WELNA: House GOP leaders fear doing so could lead to a government shutdown that would be blamed on Republicans. But defunding advocates say public opinion is on their side. Michael Needham heads Heritage Action which unveiled a new poll today done in 10 Republican-leaning districts. Needham said it shows nearly three-fifths of those surveyed approve of a shutdown, described in the poll's question as a temporary slowdown in non-essential federal government operations.

MICHAEL NEEDHAM: What the voters are demanding, what they've been demanding for years, is political courage. And that's been lacking in Washington, D.C., and I think that we've been very pleased with what we've seen at the town halls.

WELNA: Indeed, earlier this month, at the same Kentucky church picnic where Senate Republican Leader Mitch McConnell launched his reelection campaign, Tea Party-backed challenger Matt Bevin chided McConnell for not signing a letter 13 other GOP senators have signed that promises to defund Obamacare in the stopgap spending bill.

MATT BEVIN: We hear a lot of empty rhetoric from Mitch McConnell about ending Obamacare. Obamacare is unpopular. Stop talking about yanking it out root and branch and start voting in the U.S. Senate to kill it by defunding it. Stand with Senator Mike Lee. Be a man. Stand up and put your money where your mouth is.

WELNA: But veteran Kentucky political analyst Al Cross predicted that the letter pledging to defund Obamacare would not get McConnell's signature.

AL CROSS: I can't see him signing on to that because he surely believes, as most Republicans do, that would be political suicide to shut down the government. But he's got to find a way to finesse that.

WELNA: After weeks of dodging questions about where he stood on defunding Obamacare, McConnell yesterday did tell WYMT-TV in Corbin, Kentucky, that using a big spending bill to defund the program was not the way to go.

SENATOR MITCH MCCONNELL: The problem is the bill that would shut down the government wouldn't shut down Obamacare. Most of it is permanent law and not affected by that.

WELNA: That puts McConnell at odds with the Tea Party-aligned senators behind the defunding pledge letter.
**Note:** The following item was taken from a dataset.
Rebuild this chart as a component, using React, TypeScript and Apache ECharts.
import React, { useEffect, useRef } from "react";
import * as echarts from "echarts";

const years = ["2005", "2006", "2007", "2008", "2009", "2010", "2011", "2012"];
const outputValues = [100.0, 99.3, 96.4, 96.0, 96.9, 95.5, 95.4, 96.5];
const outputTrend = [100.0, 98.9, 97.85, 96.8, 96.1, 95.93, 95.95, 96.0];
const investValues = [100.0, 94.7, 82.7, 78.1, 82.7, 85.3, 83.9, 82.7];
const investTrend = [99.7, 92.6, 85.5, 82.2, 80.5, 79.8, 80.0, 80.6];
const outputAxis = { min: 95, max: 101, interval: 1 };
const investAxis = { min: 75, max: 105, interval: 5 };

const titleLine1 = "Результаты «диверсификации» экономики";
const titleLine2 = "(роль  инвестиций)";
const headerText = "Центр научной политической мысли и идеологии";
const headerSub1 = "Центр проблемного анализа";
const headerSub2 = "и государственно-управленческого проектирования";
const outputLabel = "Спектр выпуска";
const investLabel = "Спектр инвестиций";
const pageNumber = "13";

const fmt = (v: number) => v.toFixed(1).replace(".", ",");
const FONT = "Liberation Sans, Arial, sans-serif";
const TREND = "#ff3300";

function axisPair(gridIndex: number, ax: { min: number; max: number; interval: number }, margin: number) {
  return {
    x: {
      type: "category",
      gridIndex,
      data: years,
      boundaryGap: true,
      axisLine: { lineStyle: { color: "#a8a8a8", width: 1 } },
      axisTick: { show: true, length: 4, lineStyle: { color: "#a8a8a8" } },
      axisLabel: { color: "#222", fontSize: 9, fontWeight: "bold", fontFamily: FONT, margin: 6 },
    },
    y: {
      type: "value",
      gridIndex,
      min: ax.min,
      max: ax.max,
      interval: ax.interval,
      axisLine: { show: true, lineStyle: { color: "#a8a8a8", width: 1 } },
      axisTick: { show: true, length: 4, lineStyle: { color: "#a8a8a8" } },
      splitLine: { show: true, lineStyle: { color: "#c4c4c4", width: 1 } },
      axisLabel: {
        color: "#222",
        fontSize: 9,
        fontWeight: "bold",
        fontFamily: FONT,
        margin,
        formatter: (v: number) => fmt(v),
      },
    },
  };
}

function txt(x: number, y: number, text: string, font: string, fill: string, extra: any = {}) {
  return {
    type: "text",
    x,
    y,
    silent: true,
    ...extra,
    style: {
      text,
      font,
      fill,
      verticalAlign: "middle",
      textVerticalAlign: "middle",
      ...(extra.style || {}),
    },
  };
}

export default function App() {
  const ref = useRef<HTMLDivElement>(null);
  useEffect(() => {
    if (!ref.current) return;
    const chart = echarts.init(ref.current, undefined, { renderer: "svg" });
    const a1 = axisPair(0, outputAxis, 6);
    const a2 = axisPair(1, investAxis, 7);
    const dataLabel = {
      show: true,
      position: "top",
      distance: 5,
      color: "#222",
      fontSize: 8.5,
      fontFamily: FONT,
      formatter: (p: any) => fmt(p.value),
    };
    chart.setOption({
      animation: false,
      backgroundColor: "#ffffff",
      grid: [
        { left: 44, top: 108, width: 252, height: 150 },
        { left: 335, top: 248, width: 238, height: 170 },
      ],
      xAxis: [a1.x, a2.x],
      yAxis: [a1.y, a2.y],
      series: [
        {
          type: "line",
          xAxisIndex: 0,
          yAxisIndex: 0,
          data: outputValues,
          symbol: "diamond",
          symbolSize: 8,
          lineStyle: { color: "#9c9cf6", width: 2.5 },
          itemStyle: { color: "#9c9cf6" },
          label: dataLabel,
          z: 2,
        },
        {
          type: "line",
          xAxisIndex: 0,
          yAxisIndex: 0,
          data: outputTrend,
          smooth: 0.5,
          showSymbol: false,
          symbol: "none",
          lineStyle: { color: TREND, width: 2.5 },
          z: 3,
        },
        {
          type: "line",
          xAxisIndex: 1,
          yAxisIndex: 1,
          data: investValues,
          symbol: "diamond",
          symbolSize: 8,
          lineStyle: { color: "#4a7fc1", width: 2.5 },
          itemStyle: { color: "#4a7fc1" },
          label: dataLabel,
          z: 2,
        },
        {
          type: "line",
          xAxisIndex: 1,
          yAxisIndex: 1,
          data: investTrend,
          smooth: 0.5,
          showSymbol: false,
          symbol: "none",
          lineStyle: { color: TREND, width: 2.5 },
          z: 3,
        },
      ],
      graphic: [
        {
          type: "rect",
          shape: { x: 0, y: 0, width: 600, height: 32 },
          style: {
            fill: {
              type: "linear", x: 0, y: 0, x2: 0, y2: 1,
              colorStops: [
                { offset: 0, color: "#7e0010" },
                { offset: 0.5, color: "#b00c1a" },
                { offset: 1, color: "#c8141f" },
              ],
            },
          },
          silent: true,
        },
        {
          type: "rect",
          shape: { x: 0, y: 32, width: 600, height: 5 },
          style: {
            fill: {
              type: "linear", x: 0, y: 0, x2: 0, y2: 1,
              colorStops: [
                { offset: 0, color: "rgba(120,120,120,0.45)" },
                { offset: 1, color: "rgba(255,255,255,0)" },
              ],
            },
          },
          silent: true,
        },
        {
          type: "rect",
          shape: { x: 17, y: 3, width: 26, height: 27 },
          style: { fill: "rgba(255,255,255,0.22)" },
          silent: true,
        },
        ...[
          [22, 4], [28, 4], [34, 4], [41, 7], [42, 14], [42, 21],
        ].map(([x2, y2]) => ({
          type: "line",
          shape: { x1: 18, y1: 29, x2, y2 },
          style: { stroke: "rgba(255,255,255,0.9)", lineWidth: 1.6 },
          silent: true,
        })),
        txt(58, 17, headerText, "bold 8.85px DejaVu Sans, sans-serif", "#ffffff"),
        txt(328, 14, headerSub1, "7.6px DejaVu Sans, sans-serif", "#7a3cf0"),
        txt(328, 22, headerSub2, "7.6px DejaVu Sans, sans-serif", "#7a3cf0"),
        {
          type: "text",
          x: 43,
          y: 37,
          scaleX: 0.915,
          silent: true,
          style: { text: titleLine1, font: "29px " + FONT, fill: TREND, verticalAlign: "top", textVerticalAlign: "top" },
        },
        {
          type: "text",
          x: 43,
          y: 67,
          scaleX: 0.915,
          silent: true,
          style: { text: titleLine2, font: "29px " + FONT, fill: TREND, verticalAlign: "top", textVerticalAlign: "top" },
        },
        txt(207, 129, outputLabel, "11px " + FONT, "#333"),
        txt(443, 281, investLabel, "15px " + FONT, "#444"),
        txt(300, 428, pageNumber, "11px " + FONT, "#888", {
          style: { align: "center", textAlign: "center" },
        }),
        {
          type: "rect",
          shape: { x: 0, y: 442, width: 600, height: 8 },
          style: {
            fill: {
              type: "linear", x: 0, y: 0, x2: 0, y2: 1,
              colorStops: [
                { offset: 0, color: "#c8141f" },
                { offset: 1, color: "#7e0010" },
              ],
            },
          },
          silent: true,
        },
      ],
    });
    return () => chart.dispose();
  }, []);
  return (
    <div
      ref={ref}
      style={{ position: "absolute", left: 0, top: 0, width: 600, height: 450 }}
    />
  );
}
One of them is Texas Republican and presidential hopeful Ted Cruz. Here he is last week on addressing a crowd of conservative religious activists in Ames, Iowa.

SENATOR TED CRUZ: They say this is a fool's errand. You're tilting at windmills. Let me tell you, if we could hold 41 Republicans in the U.S. Senate or 218 Republicans in the U.S. House, we can defund Obamacare.

(APPLAUSE)

WELNA: When Cruz spoke, it was the day after Obama roundly rejected any effort to defund the law. That's been his signature domestic accomplishment.

PRESIDENT BARACK OBAMA: The idea that you would shut down the government unless you prevent 30 million people from getting health care is a bad idea.

WELNA: But Republicans who endorse defunding insist it won't be their fault if the government does shut down. Here's Florida's Marco Rubio, another presidential hopeful, late last month on the Senate floor.

SENATOR MARCO RUBIO: The way I see it is if we pass a budget that pays for everything except for Obamacare and the president says he'll veto that, it is he who wants to shut down the government.

WELNA: And that makes Heritage Action's Needham confident the list of senators signing the defunding letter will only lengthen.

NEEDHAM: Our expectation is that when people come back in September, they'll be rushing to get on that letter.

WELNA: One who likely won't be is GOP Senate leader McConnell. David Welna, NPR News, the Capitol.